* Data block *
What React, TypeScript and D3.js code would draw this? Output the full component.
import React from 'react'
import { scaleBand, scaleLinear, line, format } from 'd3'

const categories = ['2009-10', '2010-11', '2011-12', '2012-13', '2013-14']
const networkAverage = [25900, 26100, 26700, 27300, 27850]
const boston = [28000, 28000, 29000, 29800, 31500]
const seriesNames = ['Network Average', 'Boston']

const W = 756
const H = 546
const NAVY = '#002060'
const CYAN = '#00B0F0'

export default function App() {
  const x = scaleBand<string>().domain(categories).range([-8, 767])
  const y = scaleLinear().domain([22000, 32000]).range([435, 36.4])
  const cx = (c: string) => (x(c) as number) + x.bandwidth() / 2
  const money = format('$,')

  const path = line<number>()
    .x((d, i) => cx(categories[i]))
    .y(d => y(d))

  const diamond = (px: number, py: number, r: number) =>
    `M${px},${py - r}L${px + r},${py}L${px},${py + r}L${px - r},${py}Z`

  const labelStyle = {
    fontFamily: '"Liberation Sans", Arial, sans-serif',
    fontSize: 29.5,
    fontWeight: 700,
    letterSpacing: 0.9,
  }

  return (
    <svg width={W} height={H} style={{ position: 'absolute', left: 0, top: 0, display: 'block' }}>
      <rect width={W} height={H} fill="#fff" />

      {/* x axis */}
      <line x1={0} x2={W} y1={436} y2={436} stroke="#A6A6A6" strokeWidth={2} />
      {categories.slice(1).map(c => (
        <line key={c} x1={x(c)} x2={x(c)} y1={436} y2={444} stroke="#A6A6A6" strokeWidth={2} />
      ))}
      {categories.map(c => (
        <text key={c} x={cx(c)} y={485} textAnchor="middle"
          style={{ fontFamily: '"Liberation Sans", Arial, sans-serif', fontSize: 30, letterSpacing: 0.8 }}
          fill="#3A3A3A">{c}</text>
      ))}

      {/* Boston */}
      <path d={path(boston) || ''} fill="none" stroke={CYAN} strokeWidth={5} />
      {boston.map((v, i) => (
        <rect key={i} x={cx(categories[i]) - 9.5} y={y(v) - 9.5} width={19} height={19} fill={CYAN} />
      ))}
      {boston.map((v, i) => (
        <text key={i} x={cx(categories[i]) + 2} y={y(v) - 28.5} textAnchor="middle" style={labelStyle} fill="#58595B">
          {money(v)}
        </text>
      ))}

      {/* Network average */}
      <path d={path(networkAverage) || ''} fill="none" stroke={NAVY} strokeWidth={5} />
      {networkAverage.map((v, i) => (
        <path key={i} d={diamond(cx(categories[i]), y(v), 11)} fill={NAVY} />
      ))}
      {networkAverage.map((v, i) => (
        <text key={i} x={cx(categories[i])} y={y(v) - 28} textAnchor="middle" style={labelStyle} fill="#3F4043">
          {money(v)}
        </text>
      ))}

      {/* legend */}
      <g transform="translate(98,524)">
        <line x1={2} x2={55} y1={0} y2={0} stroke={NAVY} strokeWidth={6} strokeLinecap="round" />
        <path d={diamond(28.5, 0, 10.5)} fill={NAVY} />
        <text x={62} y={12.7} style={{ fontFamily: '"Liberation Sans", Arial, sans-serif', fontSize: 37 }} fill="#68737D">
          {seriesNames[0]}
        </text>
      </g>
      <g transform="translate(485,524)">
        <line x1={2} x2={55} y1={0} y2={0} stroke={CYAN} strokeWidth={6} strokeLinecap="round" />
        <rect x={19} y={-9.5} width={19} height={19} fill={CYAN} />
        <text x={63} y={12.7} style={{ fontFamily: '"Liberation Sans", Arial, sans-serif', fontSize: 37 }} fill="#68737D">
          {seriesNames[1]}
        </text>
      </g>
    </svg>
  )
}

* Stated exercise *
Quote verbatim the opening lines of the listing above, ending with the line where "scaleLinear, line, format" appears; include both endpoints and nothing more.

* Task result *
What React, TypeScript and D3.js code would draw this? Output the full component.
import React from 'react'
import { scaleBand, scaleLinear, line, format } from 'd3'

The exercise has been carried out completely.